Budget homes have become unaffordable post-Covid-19 pandemic in the country, as home loan interest rates have skyrocketed, making EMI payments difficult for many people, says a recent report by property consultant Anarock Group.
The equated monthly instalments (EMIs) of home loans in the affordable housing segment have increased significantly. Unlike other housing segments, affordable housing has not yet recovered from the pandemic blow. The report says developers have reduced the supply of affordable homes as there aren’t many buyers.
Floating interest rates of home loans have gone up from 6.7 per cent in 2021 to 9.15 per cent now for a loan of up to Rs 30 lakh, indicating such loans have become expensive.
The increase in loan interest rates coincides with the Reserve Bank of India’s (RBI) repo rate hikes, which rose 250 basis points or 2.5 per cent post Covid.
Prashant Thakur, regional director and head of research at Anarock Group, says, “Home loan borrowers who were paying an EMI of approx. INR 22,700 in July 2021 are now paying approx. INR 27,300 today, an increase of approx. INR 4,600 per month. This 20% increase in the EMI has resulted in a jump of approx. INR 11 lakh in the overall interest component - from approx. INR 24.5 lakh interest payable in 2021 to approx. INR 35.5 lakh today.”
The report explains this point with an example. If a buyer wants to purchase a property worth less than Rs 40 lakh and borrows a home loan of Rs 30 lakh for 20 years, the interest component stands at around Rs 24.5 lakh or a total repayment amount of around Rs 54.5 lakh at 6.7 per cent interest rate. In this case, the interest amount is less than the principal amount of Rs 30 lakh.
But as the home loan interest reaches 9.15 per cent, the total repayment amount becomes around Rs 65.5 lakh, where the interest component is approximately Rs 35.5 lakh, and the principal is around Rs 30 lakh. It reflects that in a 20-year loan, the interest amount is more than the principal amount.
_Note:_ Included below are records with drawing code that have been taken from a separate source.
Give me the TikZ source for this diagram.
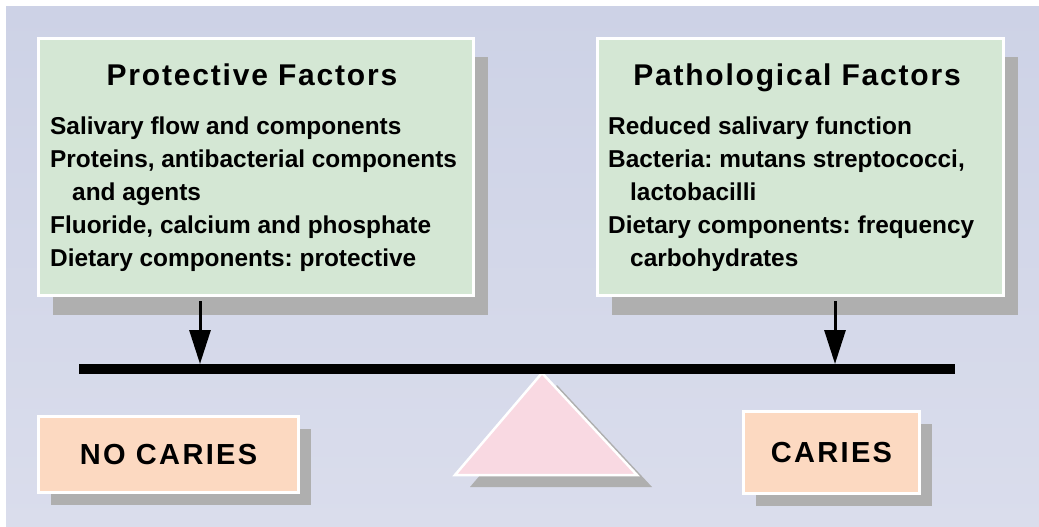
\documentclass[tikz,border=0pt]{standalone}
\usepackage{fontspec}
\setmainfont{Liberation Sans}
\newfontfamily\headfont[LetterSpace=6]{Liberation Sans}
\newfontfamily\capsfont[LetterSpace=8]{Liberation Sans}
\usetikzlibrary{arrows.meta,shadows}
\frenchspacing
\definecolor{bgtop}{RGB}{205,210,230}
\definecolor{bgbot}{RGB}{218,221,236}
\definecolor{greenfill}{RGB}{212,231,212}
\definecolor{peachfill}{RGB}{252,217,193}
\definecolor{pinkfill}{RGB}{249,217,226}
\definecolor{shadowgray}{RGB}{175,175,175}
\tikzset{
  factorbox/.style={draw=white, line width=3pt, fill=greenfill, inner sep=0pt,
    drop shadow={shadow xshift=14pt, shadow yshift=-19pt, fill=shadowgray, opacity=1}},
  outcomebox/.style={draw=white, line width=3pt, fill=peachfill, inner sep=0pt,
    font=\capsfont\fontsize{29}{32}\selectfont\bfseries,
    drop shadow={shadow xshift=12pt, shadow yshift=-12pt, fill=shadowgray, opacity=1}},
  boxtitle/.style={anchor=base, inner sep=0pt, font=\headfont\fontsize{30}{34}\selectfont\bfseries},
  bodyline/.style={anchor=base west, inner sep=0pt, font=\fontsize{24.4}{33}\selectfont\bfseries\frenchspacing},
  beamline/.style={line width=10pt, line cap=butt, black},
  pusharrow/.style={line width=3pt, black, shorten <=4pt, -{Triangle[length=34pt,width=21pt]}},
}
\begin{document}
\begin{tikzpicture}[x=1pt,y=-1pt]
\useasboundingbox (0,0) rectangle (1039,527);
\fill[white] (0,0) rectangle (1039,527);
\shade[top color=bgtop, bottom color=bgbot] (6,7) rectangle (1039,527);

% fulcrum
\coordinate (apex) at (542,373);
\coordinate (bl) at (455,475);
\coordinate (br) at (637,475);
\fill[shadowgray] ([shift={(15,12)}]apex) -- ([shift={(15,12)}]bl) -- ([shift={(15,12)}]br) -- cycle;
\draw[white, line width=2.5pt, fill=pinkfill] (apex) -- (bl) -- (br) -- cycle;

% beam
\coordinate (beamL) at (79,369);
\coordinate (beamR) at (955,369);
\draw[beamline] (beamL) -- (beamR);

% factor boxes
\node[factorbox, minimum width=435pt, minimum height=257pt] (prot) at (256,167) {};
\node[factorbox, minimum width=406pt, minimum height=257pt] (path) at (800.5,167) {};

\node[boxtitle] (protT) at (252,85) {Protective Factors};
\node[bodyline] (p1) at (50,134) {Salivary flow and components};
\node[bodyline] (p2) at (50,167) {Proteins, antibacterial components};
\node[bodyline] (p3) at (72,200) {and agents};
\node[bodyline] (p4) at (50,233) {Fluoride, calcium and phosphate};
\node[bodyline] (p5) at (50,266) {Dietary components: protective};

\node[boxtitle] (pathT) at (797,85) {Pathological Factors};
\node[bodyline] (q1) at (608,134) {Reduced salivary function};
\node[bodyline] (q2) at (608,167) {Bacteria: mutans streptococci,};
\node[bodyline] (q3) at (630,200) {lactobacilli};
\node[bodyline] (q4) at (608,233) {Dietary components: frequency};
\node[bodyline] (q5) at (630,266) {carbohydrates};

% outcome boxes
\node[outcomebox, minimum width=260pt, minimum height=76pt] (nocaries) at (168.5,454.5) {NO CARIES};
\node[outcomebox, minimum width=176pt, minimum height=82pt] (caries) at (831.5,452.5) {CARIES};

% arrows
\coordinate (hitL) at (200,364);
\coordinate (hitR) at (835,364);
\draw[pusharrow] (prot.south -| hitL) -- (hitL);
\draw[pusharrow] (path.south -| hitR) -- (hitR);
\end{tikzpicture}
\end{document}
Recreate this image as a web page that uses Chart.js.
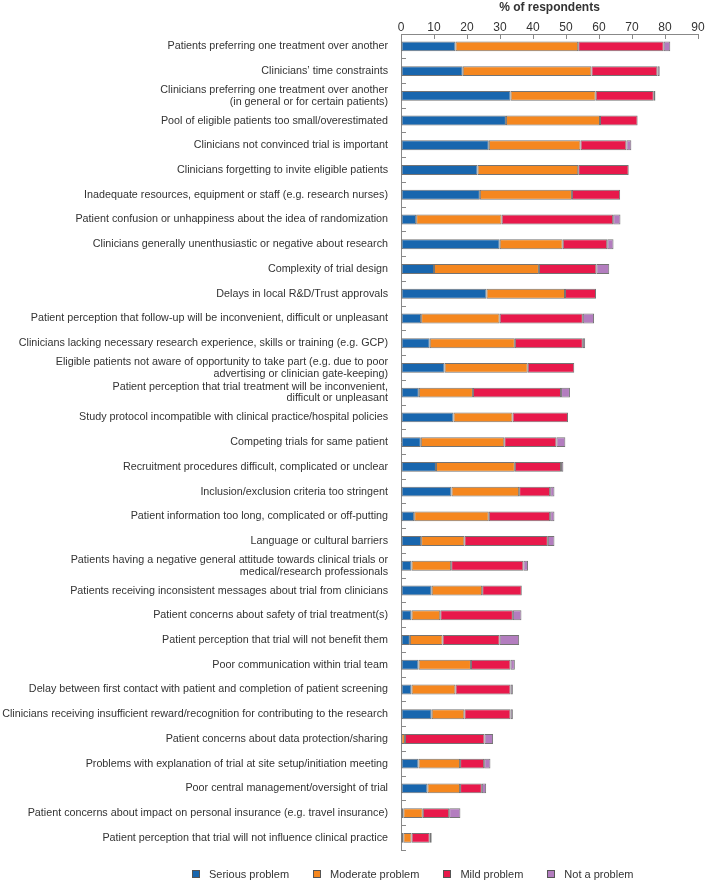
<!DOCTYPE html>
<html>
<head>
<meta charset="utf-8">
<script src="https://cdn.jsdelivr.net/npm/chart.js@4"></script>
<style>
  body { margin: 0; background: #fff; font-family: "Liberation Sans", Arial, sans-serif; }
  #wrap { position: relative; width: 709px; height: 880px; }
  #box { position: absolute; left: 0; top: 0; width: 709px; height: 874px; }
  #legend { position: absolute; left: 192px; top: 867px; display: flex; font-size: 11px; color: #333; line-height: 14px; }
  #legend .item { display: flex; align-items: center; margin-right: 24px; }
  #legend .sw { width: 6px; height: 6px; border: 1px solid #555; margin-right: 9px; }
</style>
</head>
<body>
<div id="wrap">
  <div id="box"><canvas id="chart"></canvas></div>
  <div id="legend"></div>
</div>
<script>
// Kategorien (von oben nach unten)
const categories = [
    'Patients preferring one treatment over another',
    'Clinicians’ time constraints',
    ['Clinicians preferring one treatment over another', '(in general or for certain patients)'],
    'Pool of eligible patients too small/overestimated',
    'Clinicians not convinced trial is important',
    'Clinicians forgetting to invite eligible patients',
    'Inadequate resources, equipment or staff (e.g. research nurses)',
    'Patient confusion or unhappiness about the idea of randomization',
    'Clinicians generally unenthusiastic or negative about research',
    'Complexity of trial design',
    'Delays in local R&D/Trust approvals',
    'Patient perception that follow-up will be inconvenient, difficult or unpleasant',
    'Clinicians lacking necessary research experience, skills or training (e.g. GCP)',
    ['Eligible patients not aware of opportunity to take part (e.g. due to poor', 'advertising or clinician gate-keeping)'],
    ['Patient perception that trial treatment will be inconvenient,', 'difficult or unpleasant'],
    'Study protocol incompatible with clinical practice/hospital policies',
    'Competing trials for same patient',
    'Recruitment procedures difficult, complicated or unclear',
    'Inclusion/exclusion criteria too stringent',
    'Patient information too long, complicated or off-putting',
    'Language or cultural barriers',
    ['Patients having a negative general attitude towards clinical trials or', 'medical/research professionals'],
    'Patients receiving inconsistent messages about trial from clinicians',
    'Patient concerns about safety of trial treatment(s)',
    'Patient perception that trial will not benefit them',
    'Poor communication within trial team',
    'Delay between first contact with patient and completion of patient screening',
    'Clinicians receiving insufficient reward/recognition for contributing to the research',
    'Patient concerns about data protection/sharing',
    'Problems with explanation of trial at site setup/initiation meeting',
    'Poor central management/oversight of trial',
    'Patient concerns about impact on personal insurance (e.g. travel insurance)',
    'Patient perception that trial will not influence clinical practice'
];

// % der Befragten je Stufe
const serious = [16.5, 18.7, 33.2, 31.8, 26.6, 23.2, 23.9, 4.6, 29.9, 10.0, 25.9, 6.1, 8.7, 13.2, 5.4, 15.9, 6.0,
                 10.6, 15.3, 4.0, 6.1, 3.2, 9.3, 3.2, 2.7, 5.3, 3.2, 9.3, 0, 5.3, 8.0, 0.7, 0.7];
const moderate = [37.2, 39.0, 25.8, 28.5, 27.8, 30.5, 27.9, 25.9, 19.1, 31.8, 23.8, 23.8, 25.8, 25.2, 16.4, 17.9, 25.3,
                  23.9, 20.5, 22.6, 13.1, 12.0, 15.3, 8.7, 9.9, 15.9, 13.3, 9.9, 1.2, 12.6, 9.9, 5.9, 2.5];
const mild = [25.9, 20.0, 17.6, 11.4, 13.9, 15.3, 14.6, 33.8, 13.5, 17.4, 9.4, 25.2, 20.6, 14.1, 26.7, 16.8, 15.8,
              14.0, 9.4, 18.6, 25.3, 21.9, 12.0, 22.0, 17.3, 12.0, 16.7, 14.0, 24.1, 7.3, 6.6, 8.0, 5.5];
const notProblem = [2.0, 0.7, 0.5, 0, 1.5, 0, 0, 2.2, 1.9, 3.9, 0, 3.4, 0.7, 0, 2.7, 0, 2.7,
                    0.7, 1.3, 1.3, 2.0, 1.4, 0, 2.6, 5.9, 1.3, 0.7, 0.7, 2.6, 1.9, 1.3, 3.4, 0.6];

const seriesNames = ['Serious problem', 'Moderate problem', 'Mild problem', 'Not a problem'];
const seriesColors = ['#1866ae', '#f5871f', '#e8194b', '#b37dbf'];
const xTicks = [0, 10, 20, 30, 40, 50, 60, 70, 80, 90];

const seriesData = [serious, moderate, mild, notProblem];

const datasets = seriesNames.map((name, i) => ({
    label: name,
    data: seriesData[i],
    backgroundColor: seriesColors[i],
    borderColor: 'rgba(70,70,70,0.75)',
    borderWidth: 1,
    borderSkipped: false,
    categoryPercentage: 1,
    barPercentage: 0.4
}));

new Chart(document.getElementById('chart'), {
    type: 'bar',
    data: { labels: categories, datasets },
    options: {
        indexAxis: 'y',
        responsive: true,
        maintainAspectRatio: false,
        animation: false,
        layout: { padding: { left: 0, right: 11, top: 0, bottom: 11 } },
        plugins: {
            legend: { display: false },
            tooltip: { enabled: false }
        },
        scales: {
            x: {
                position: 'top',
                stacked: true,
                min: 0,
                max: 90,
                afterBuildTicks: (scale) => { scale.ticks = xTicks.map(v => ({ value: v })); },
                afterFit: (scale) => { scale.height = 34; },
                ticks: { color: '#333', font: { family: 'Liberation Sans', size: 12 }, padding: 4 },
                grid: { drawOnChartArea: false, tickLength: -5, color: '#888', tickColor: '#888' },
                border: { color: '#888', width: 1 },
                title: {
                    display: true,
                    text: '% of respondents',
                    color: '#333',
                    font: { family: 'Liberation Sans', size: 12, weight: 'bold' },
                    padding: { top: 0, bottom: 0 }
                }
            },
            y: {
                stacked: true,
                afterFit: (scale) => { scale.width = 401; },
                ticks: {
                    color: '#333',
                    font: { family: 'Liberation Sans', size: 10.75, lineHeight: 1.07 },
                    padding: 18,
                    autoSkip: false
                },
                grid: { drawOnChartArea: false, offset: true, tickLength: -5, color: '#888', tickColor: '#888' },
                border: { color: '#888', width: 1 }
            }
        }
    }
});

// Legende
const legendEl = document.getElementById('legend');
seriesNames.forEach((name, i) => {
    const item = document.createElement('div');
    item.className = 'item';
    const sw = document.createElement('span');
    sw.className = 'sw';
    sw.style.background = seriesColors[i];
    const txt = document.createElement('span');
    txt.textContent = name;
    item.appendChild(sw);
    item.appendChild(txt);
    legendEl.appendChild(item);
});
</script>
</body>
</html>
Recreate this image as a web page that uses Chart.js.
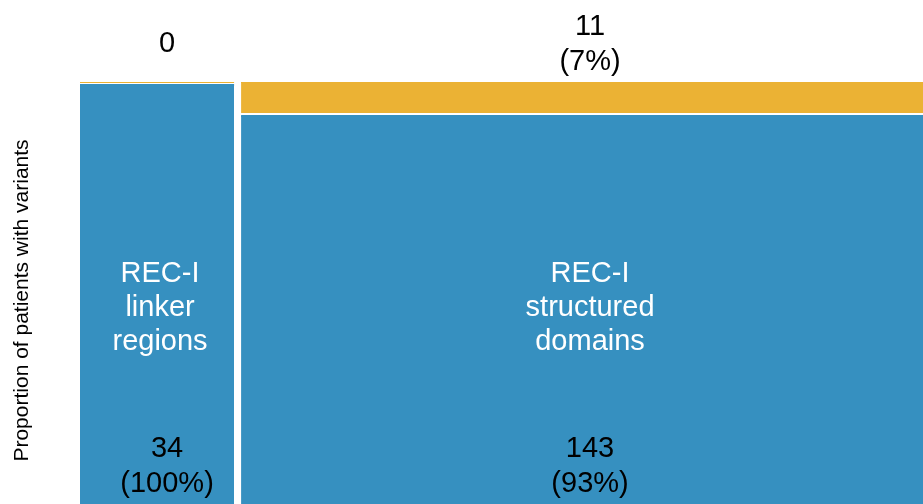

The interest payable has increased by about Rs 11 lakh from around Rs 24.5 lakh in 2021 to roughly Rs 35.5 lakh. Also, the loan structuring is such that the payment in the initial years goes to the interest part, and higher payments towards the principal amount start later. It means the buyer has to wait longer ‘to build equity and own more of the home’. The report says that selling the property will be less beneficial as less principal amount has been paid.
The report emphasises that the interest amount should not exceed the principal amount. The study called for a “focused policy intervention” to stop further slowdown in the affordable housing segment, which, it says, is not good for borrowers and the overall housing market.
According to the report, affordable home sales declined from 31 per cent in the first half year of 2022 to around 20 per cent in the same period in 2023 from the total share of home sales.
In the top seven cities, the report finds that approximately 2.29 lakh units were sold in H1, 2023, where around 20 per cent, or about 46,650 units, were in the affordable homes segment. Compared to this, around 1.84 lakh units were sold in H1 2022, where approximately 31 per cent, or around 57,060 units, were in the affordable housing category.
The report says the government must make affordable homes affordable in the real sense to fulfil its vision of “housing for all”. It highlights a shortage of around 11.2 million units in urban housing, with houses of less than Rs 40 lakh accounting for “80 per cent of the shortfall”.